Celeb Evel’s Funeral Frenzy: A Post Mortem Addendum, Plus! Matthew McConaughey is a Big Douche!
posted by December 13 at 12:54 PMon
Matthew McConaughey, televangelist Robert H. Schuller, old people, fireworks, 3,000 mourning mourners and “children’s letters to Evel” sent heavenward tied to balloons (for a fee)…DAMMIT! Aren’t you so depressed that you didn’t get to attend Evel Knievel’s funeral? Couldn’t you just blow your brains out, if only those douchebag liberals would allow you easier access to a nice handgun? Me too!
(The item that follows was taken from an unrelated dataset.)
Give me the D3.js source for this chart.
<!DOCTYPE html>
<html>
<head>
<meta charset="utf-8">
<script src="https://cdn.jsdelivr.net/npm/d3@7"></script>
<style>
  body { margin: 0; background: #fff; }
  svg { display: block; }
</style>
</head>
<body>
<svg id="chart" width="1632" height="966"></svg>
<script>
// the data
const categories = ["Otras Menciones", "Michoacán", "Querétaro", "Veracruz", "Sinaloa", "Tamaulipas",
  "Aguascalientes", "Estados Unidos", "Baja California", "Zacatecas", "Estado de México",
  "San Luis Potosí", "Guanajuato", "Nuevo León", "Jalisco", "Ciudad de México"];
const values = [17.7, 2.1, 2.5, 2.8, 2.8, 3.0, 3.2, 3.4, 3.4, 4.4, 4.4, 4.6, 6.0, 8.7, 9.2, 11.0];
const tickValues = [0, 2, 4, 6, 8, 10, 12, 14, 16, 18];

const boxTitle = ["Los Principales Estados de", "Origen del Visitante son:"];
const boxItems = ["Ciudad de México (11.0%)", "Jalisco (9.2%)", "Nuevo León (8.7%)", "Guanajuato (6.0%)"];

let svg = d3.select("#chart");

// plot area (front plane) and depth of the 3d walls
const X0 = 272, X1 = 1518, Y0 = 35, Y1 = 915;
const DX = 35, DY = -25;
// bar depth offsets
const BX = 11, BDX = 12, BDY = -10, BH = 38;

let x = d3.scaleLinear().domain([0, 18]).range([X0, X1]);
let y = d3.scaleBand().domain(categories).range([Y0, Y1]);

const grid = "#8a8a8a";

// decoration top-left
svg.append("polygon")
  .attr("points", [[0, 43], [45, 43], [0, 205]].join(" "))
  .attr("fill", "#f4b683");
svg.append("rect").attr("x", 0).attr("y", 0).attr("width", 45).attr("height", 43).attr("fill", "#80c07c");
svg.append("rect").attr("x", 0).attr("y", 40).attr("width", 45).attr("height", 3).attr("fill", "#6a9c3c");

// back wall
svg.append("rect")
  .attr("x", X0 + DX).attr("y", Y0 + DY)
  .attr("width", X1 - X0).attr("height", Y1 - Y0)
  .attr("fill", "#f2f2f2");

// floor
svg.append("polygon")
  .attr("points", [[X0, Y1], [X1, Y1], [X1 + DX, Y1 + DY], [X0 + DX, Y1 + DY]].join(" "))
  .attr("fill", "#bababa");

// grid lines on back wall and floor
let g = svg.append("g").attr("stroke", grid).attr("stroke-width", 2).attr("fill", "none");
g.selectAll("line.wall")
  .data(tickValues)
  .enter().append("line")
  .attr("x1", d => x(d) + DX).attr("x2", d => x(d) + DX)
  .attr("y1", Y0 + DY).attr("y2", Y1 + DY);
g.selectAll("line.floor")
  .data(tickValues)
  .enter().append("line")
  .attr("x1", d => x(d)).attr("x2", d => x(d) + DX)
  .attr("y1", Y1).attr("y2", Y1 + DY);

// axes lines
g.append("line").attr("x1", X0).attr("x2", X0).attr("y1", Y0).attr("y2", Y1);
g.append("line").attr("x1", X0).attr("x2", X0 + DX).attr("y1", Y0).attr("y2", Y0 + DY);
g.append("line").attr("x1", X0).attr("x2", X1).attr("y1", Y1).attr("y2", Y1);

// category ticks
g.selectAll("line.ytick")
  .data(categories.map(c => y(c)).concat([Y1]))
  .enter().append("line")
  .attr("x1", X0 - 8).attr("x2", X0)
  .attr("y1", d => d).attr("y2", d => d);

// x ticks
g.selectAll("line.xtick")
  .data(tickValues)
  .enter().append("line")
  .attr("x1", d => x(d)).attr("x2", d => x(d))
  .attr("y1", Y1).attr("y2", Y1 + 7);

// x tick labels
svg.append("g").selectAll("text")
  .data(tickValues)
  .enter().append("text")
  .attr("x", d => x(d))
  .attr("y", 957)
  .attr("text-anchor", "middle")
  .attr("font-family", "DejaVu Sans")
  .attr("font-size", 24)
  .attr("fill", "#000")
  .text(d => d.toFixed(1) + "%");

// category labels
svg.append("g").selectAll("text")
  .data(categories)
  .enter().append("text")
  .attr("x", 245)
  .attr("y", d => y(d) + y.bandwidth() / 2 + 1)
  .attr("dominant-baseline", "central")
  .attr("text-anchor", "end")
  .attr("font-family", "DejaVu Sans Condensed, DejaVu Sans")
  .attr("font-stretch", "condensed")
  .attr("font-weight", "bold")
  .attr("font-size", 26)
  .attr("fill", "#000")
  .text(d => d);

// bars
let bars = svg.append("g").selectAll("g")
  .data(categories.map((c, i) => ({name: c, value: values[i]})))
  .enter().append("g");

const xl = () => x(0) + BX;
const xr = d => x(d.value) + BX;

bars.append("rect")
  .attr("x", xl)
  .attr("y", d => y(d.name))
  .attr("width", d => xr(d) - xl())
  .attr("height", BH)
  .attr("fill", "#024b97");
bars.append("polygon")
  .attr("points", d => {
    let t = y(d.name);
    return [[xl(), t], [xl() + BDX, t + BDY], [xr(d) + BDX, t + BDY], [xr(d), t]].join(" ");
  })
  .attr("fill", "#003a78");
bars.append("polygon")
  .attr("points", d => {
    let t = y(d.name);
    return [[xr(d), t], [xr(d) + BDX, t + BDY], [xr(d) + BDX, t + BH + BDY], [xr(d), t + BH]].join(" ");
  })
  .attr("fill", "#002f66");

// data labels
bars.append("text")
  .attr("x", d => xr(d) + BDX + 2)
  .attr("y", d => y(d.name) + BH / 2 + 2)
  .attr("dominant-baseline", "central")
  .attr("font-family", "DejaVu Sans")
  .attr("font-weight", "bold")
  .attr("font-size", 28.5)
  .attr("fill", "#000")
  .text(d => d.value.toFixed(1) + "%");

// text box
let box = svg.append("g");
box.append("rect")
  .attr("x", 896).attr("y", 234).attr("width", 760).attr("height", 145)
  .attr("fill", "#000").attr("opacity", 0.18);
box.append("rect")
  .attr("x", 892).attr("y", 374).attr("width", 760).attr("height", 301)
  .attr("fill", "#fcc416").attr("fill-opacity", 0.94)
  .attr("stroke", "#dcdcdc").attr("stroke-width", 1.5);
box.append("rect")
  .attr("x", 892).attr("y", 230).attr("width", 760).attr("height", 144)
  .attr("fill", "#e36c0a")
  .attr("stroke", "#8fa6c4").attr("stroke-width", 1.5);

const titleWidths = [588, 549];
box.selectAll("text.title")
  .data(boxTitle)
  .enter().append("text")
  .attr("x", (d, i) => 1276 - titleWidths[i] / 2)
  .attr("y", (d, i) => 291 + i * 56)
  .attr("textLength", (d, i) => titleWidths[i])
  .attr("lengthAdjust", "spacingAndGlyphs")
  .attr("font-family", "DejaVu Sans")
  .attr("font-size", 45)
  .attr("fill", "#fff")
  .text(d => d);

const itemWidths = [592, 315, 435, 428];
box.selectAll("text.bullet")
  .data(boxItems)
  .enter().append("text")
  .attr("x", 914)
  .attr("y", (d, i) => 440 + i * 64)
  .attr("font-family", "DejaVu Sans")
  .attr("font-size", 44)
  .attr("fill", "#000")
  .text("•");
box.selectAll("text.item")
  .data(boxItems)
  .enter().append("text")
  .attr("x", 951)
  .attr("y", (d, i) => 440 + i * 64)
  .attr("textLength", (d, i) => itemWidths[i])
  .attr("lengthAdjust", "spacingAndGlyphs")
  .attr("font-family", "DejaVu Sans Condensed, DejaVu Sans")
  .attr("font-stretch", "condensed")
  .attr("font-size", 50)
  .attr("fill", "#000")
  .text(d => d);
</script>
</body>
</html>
But fret no more: Random YouTube searches and clever cullings culled from something called The Montana Standard have come to our collective rescue!
And it begins with a touch of atmosphere:
Light snow fell as mourners began lining up before 7 a.m. waiting for the Civic Center to open. During the nearly three-hour viewing, a steady flow of mourners passed the open casket, which was surrounded by red poinsettias and American flags. Ushers clad in white suits seated people as strains of Frank Sinatra’s “My Way” could be heard throughout the Civic Center.
Yes, he actually lay there, really quite dead and rather Irishly open-casketed, as 3,000 weeping Butte-icians or whatever crept by and gaped at him, a la Eva Peron. (Evel-ita! Evel-ita!)
Then we get a little of the MSNBC perspective (beware hidden propaganda!):
Next, we dive head first into frantic celebrity sightings of Matthew McConaughey, who eats his burgers pickely and hot, thanks, dude:
Bill DePell, a server and bartender at the sports bar, told The Montana Standard (that) the actor ordered a Grand Slam, a large hamburger, and added jalapeños and extra pickles. “He said we should make a burger named after him that’s like the one he had.” But McConaughey made his own Atkins diet-friendly modifications to the sandwich…He took off the top bun and pulled all the bread out of (it),” and then returned the hollowed-out slice to the burger. He kept saying ‘No worries’ a lot….he called me dude a couple of times.”
Dude, indeed. And now we finally come to the shakey bootleg of Matthew’s speech (keep your shirt on!) which was very…er…uh…yeah. And please to note: He’s speaking from the same stage from which I got my high school diploma:
“He’s forever in flah-yat nah-yuh…he dudn’t have to come back daay-yown, he dudn’t have to lay-und”, indeed. Matthew McConaughey is, of course, an enormous dork. And sounds an awful lot like Carol Channing, come to think of it.
And then of course, nothing in Butte—and especially no funeral—could ever possibly be complete without exploding things and a ton of honking:
Larry King was rumored to have attended too, but I can’t find any proof. And I didn’t look very hard. But that is the last we’ll probably hear from Evel Knievel. For now. Over.
Touch the sky, you glorious bastard!